The Giants spent more than $200 million last offseason to upgrade the talent on their defense. Inevitably, it was going to be better. But Reese and his scouting staff hit on almost every addition. The Giants defense went from 32nd in the NFL to 10th in the matter of a year. And they have pieces in place to remain a top unit moving forward.

Defensive tackle Damon Harrison, defensive end Olivier Vernon, safety Landon Collins and cornerback Janoris Jenkins are All-Pro players. They’re the backbone for a group that should be dominant for the next few years.

“I think we did a good job on defense. Kind of flipped the mindset of what was going on last year, being last in the league in defense and this year being a top 10 D or whatever the case may be,” said veteran linebacker Keenan Robinson, who is a free agent this offseason. “People know now that with the players we have and the group we have, if we all come back obviously, then we can be something special moving forward and be a dominant defense.

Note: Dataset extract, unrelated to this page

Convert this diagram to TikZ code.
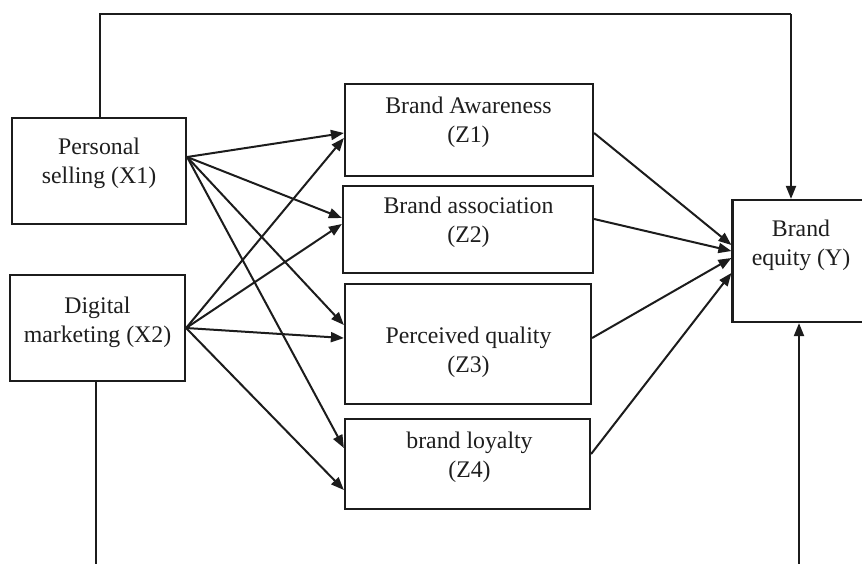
\documentclass[tikz,border=0pt]{standalone}
\usepackage{fontspec}
\setmainfont{Liberation Serif}
\usetikzlibrary{arrows.meta}
\definecolor{linec}{RGB}{28,28,28}
\definecolor{textc}{RGB}{30,30,30}
\newcommand{\lstrut}{\rule[-6pt]{0pt}{28pt}}
\begin{document}
\begin{tikzpicture}[x=1pt,y=-1pt]
\tikzset{
  box/.style={draw=linec, line width=2.2pt, inner sep=0pt},
  lbl/.style={inner sep=0pt, align=center, font=\fontsize{23.8}{29}\selectfont, text=textc},
  arr/.style={draw=linec, line width=2pt, -{Triangle[length=13pt,width=10pt]}},
  ln/.style={draw=linec, line width=2pt},
}
\useasboundingbox (0,0) rectangle (862,563);
\clip (0,0) rectangle (862,563);
\fill[white] (0,0) rectangle (862,563);

% boxes
\node[box, minimum width=174pt, minimum height=106pt] (x1) at (99,171) {};
\node[box, minimum width=175pt, minimum height=106pt] (x2) at (97.5,328) {};
\node[box, minimum width=248pt, minimum height=92pt] (z1) at (469,130) {};
\node[box, minimum width=250pt, minimum height=87pt] (z2) at (468,229.5) {};
\node[box, minimum width=246pt, minimum height=120pt] (z3) at (468,344) {};
\node[box, minimum width=245pt, minimum height=90pt] (z4) at (467.5,464) {};
\node[box, minimum width=137pt, minimum height=122pt] (y) at (801,261) {};

% labels
\node[lbl] (x1t) at (99,161) {\lstrut Personal\\\lstrut selling (X1)};
\node[lbl] (x2t) at (97.5,319.5) {\lstrut Digital\\\lstrut marketing (X2)};
\node[lbl] (z1t) at (468.5,119.5) {\lstrut Brand Awareness\\\lstrut (Z1)};
\node[lbl] (z2t) at (468.5,220) {\lstrut Brand association\\\lstrut (Z2)};
\node[lbl] (z3t) at (468.5,349.5) {\lstrut Perceived quality\\\lstrut (Z3)};
\node[lbl] (z4t) at (469.5,455) {\lstrut brand loyalty\\\lstrut (Z4)};
\node[lbl] (yt) at (801,243) {\lstrut Brand\\\lstrut equity (Y)};

% coordinates for free ends and bends
\coordinate (tl) at (100,14);
\coordinate (tr) at (791,14);
\coordinate (bl) at (96,575);
\coordinate (br) at (799,575);

% direct paths X -> Y
\draw[ln] ([xshift=1pt]x1.north) -- (tl) -- (tr);
\draw[arr] (tr) -- (tr |- y.north);
\draw[ln] (bl |- x2.south) -- (bl);
\draw[arr] (br) -- (br |- y.south);

% X1 -> Z
\draw[arr] ([yshift=14pt]x1.east) -- ([yshift=-3pt]z1.west);
\draw[arr] ([yshift=14pt]x1.east) -- ([yshift=11.5pt]z2.west);
\draw[arr] ([yshift=14pt]x1.east) -- ([yshift=19pt]z3.west);
\draw[arr] ([yshift=14pt]x1.east) -- ([yshift=16pt]z4.west);

% X2 -> Z
\draw[arr] (x2.east) -- ([yshift=-8pt]z1.west);
\draw[arr] (x2.east) -- ([yshift=5.5pt]z2.west);
\draw[arr] (x2.east) -- ([yshift=6pt]z3.west);
\draw[arr] (x2.east) -- ([yshift=-26pt]z4.west);

% Z -> Y
\draw[arr] ([yshift=-3pt]z1.east) -- ([yshift=16pt]y.west);
\draw[arr] ([yshift=10.5pt]z2.east) -- ([yshift=10pt]y.west);
\draw[arr] ([yshift=6pt]z3.east) -- ([yshift=3pt]y.west);
\draw[arr] ([yshift=10pt]z4.east) -- ([yshift=-12pt]y.west);
\end{tikzpicture}
\end{document}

“We weren’t dominant this year consistently. We were good at times, dominant at times. That’s the biggest thing I think we can fix next year.”

The Giants are healthy financially and should be able to bring back most of their pieces. A defense that allowed the second-fewest points in the NFL should only get better with more continuity and familiarity. That was evident as the season progressed. It should carry over into next season.

It didn’t take the Broncos one season to build one of the best defenses in recent history. It took several years. After seeing the initial results, this Giants defense in its second season together could be scary.